- GIVEN PROBLEM
Beginning with the first line of the data below, extract each line up to and including the one containing "from matplotlib.lines import Line2D". Copy them exactly and add nothing.

━━━ MATERIAL ━━━

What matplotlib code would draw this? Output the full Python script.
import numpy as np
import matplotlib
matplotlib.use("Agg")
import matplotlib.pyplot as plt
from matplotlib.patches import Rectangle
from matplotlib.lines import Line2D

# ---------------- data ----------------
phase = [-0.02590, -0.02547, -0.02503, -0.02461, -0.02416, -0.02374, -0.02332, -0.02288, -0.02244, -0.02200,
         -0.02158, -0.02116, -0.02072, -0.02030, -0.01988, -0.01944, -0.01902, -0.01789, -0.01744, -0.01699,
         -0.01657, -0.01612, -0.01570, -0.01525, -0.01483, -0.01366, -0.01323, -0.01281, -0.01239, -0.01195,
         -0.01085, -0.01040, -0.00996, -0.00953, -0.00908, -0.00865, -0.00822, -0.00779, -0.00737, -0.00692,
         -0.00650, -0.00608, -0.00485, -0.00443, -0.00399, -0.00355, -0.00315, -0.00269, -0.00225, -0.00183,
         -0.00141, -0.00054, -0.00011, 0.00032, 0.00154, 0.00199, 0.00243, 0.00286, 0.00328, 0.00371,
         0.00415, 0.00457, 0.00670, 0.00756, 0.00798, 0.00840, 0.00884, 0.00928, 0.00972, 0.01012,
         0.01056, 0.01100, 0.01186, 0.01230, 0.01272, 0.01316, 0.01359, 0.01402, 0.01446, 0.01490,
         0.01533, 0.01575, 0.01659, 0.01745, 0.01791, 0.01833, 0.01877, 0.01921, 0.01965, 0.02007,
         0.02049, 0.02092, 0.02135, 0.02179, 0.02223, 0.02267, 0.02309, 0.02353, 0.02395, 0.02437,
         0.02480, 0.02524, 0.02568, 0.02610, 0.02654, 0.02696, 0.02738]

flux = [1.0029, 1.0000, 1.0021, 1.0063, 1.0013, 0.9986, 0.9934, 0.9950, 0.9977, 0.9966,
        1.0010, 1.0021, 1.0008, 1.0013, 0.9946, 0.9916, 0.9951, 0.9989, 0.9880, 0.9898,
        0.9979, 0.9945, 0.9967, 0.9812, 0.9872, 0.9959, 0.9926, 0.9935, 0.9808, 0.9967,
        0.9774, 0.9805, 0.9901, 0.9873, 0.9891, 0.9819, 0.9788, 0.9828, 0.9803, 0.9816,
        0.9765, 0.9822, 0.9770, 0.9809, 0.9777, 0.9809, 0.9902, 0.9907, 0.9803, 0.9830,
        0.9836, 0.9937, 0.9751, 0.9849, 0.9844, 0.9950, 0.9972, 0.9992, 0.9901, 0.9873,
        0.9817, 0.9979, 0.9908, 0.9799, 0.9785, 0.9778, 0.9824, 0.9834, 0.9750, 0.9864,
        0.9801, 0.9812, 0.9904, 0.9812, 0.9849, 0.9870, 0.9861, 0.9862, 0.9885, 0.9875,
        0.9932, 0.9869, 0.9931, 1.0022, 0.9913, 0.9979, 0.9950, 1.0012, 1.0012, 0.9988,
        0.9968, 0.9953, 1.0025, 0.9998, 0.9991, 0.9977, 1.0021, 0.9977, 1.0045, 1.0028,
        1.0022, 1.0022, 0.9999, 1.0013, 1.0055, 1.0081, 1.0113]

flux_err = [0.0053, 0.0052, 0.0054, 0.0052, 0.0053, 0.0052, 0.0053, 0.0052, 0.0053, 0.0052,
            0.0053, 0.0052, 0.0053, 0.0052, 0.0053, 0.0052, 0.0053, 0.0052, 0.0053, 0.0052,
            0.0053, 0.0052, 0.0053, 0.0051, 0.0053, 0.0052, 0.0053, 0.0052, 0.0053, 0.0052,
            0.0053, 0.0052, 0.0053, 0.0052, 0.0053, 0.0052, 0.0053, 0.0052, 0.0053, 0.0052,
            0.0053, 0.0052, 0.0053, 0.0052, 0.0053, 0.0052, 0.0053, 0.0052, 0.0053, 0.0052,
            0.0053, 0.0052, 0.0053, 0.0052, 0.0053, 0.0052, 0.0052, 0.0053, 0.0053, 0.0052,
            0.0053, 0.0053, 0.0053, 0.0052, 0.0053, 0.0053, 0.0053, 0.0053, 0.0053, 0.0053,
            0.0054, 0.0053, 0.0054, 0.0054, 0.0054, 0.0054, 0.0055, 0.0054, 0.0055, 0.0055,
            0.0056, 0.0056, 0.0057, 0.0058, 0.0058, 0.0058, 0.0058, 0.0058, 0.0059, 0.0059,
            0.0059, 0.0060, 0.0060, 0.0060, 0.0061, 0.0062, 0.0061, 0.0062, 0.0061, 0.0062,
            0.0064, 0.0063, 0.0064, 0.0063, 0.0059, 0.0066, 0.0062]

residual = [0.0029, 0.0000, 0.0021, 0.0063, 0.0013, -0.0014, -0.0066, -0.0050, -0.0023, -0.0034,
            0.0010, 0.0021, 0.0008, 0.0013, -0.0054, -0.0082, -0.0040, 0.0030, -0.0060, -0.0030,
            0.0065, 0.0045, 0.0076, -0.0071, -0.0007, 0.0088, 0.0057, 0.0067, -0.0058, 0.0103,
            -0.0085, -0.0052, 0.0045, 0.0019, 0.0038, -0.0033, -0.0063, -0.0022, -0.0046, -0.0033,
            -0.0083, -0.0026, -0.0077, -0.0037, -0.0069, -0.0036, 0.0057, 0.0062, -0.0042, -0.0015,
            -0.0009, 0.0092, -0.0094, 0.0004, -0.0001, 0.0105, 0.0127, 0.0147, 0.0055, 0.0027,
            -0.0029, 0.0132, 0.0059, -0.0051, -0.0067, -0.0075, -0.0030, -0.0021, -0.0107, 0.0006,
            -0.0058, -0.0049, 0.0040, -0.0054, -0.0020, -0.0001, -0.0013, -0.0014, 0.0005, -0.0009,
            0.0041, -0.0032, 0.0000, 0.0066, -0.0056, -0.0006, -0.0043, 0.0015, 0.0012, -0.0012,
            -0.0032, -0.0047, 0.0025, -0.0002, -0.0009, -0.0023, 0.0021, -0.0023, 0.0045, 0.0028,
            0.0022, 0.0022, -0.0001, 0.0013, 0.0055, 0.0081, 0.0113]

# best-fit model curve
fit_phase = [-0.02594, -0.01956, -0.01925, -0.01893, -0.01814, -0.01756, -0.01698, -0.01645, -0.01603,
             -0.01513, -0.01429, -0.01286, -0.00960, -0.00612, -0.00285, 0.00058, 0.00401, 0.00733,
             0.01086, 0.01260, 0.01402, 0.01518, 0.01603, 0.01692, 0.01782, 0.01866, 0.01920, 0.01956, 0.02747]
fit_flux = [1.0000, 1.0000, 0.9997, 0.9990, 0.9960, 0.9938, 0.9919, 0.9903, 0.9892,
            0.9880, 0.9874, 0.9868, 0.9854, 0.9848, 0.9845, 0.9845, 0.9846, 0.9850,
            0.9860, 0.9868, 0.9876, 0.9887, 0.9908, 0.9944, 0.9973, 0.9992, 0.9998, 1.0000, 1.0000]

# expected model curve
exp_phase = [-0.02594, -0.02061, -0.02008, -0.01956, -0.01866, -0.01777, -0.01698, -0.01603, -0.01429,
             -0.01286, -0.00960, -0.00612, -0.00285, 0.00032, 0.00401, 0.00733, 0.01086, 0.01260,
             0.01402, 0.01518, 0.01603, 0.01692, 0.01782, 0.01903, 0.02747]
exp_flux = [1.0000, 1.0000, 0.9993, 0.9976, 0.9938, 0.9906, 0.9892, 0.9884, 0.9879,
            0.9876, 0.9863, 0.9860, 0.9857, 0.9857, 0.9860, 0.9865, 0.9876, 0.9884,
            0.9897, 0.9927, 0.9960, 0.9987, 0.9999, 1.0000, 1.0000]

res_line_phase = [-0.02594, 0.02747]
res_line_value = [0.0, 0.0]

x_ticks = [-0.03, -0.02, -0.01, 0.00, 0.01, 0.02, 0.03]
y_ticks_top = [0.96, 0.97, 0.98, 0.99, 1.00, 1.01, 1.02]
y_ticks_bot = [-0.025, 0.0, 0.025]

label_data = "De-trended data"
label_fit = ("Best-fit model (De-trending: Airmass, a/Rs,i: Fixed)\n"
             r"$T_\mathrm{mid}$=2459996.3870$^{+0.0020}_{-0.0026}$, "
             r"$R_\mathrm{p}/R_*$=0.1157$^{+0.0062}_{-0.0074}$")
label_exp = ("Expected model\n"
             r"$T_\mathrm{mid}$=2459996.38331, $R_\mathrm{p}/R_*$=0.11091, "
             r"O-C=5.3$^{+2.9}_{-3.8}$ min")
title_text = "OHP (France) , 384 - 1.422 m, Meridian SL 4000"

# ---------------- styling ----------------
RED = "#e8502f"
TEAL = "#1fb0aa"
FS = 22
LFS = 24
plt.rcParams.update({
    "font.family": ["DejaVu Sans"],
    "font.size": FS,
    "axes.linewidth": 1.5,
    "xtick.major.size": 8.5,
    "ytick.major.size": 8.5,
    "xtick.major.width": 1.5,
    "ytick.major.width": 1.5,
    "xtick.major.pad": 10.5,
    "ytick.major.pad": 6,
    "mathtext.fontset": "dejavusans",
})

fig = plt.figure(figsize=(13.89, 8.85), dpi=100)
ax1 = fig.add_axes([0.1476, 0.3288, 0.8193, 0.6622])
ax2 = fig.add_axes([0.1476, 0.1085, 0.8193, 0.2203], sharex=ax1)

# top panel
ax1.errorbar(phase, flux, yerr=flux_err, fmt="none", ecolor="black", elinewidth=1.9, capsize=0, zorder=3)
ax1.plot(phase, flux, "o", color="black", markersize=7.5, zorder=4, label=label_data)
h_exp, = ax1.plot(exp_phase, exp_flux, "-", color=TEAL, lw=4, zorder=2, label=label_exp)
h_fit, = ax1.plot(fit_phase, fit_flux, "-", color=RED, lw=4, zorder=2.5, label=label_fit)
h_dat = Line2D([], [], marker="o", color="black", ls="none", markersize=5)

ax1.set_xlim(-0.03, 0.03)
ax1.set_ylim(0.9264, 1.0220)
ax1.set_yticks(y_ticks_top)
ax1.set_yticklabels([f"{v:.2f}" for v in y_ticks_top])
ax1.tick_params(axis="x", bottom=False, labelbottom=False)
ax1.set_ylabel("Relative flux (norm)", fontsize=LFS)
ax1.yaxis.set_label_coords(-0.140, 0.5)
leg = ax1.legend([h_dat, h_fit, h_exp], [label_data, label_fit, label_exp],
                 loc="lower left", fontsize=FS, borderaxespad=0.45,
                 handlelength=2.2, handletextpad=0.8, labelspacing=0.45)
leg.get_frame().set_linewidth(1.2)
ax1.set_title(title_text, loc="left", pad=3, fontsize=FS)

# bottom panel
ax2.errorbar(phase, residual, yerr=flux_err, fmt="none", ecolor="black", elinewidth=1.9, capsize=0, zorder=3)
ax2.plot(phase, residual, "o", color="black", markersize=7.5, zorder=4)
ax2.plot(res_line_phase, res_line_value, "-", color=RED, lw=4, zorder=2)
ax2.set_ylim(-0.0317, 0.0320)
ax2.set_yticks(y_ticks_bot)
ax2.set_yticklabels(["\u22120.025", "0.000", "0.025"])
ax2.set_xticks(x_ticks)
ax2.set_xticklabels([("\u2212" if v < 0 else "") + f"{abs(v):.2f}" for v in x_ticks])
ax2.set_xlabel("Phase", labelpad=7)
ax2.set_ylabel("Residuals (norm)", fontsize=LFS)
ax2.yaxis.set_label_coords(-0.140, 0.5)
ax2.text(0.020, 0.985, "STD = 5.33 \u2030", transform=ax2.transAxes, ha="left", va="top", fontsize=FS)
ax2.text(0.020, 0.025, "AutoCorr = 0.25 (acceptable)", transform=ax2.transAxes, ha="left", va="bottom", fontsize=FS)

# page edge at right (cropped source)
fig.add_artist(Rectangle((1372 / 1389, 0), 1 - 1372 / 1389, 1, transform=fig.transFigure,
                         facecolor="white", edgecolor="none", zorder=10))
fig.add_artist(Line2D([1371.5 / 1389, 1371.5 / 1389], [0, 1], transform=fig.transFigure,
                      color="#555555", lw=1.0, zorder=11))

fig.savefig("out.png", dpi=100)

━━━

- OUTPUT
What matplotlib code would draw this? Output the full Python script.
import numpy as np
import matplotlib
matplotlib.use("Agg")
import matplotlib.pyplot as plt
from matplotlib.patches import Rectangle
from matplotlib.lines import Line2D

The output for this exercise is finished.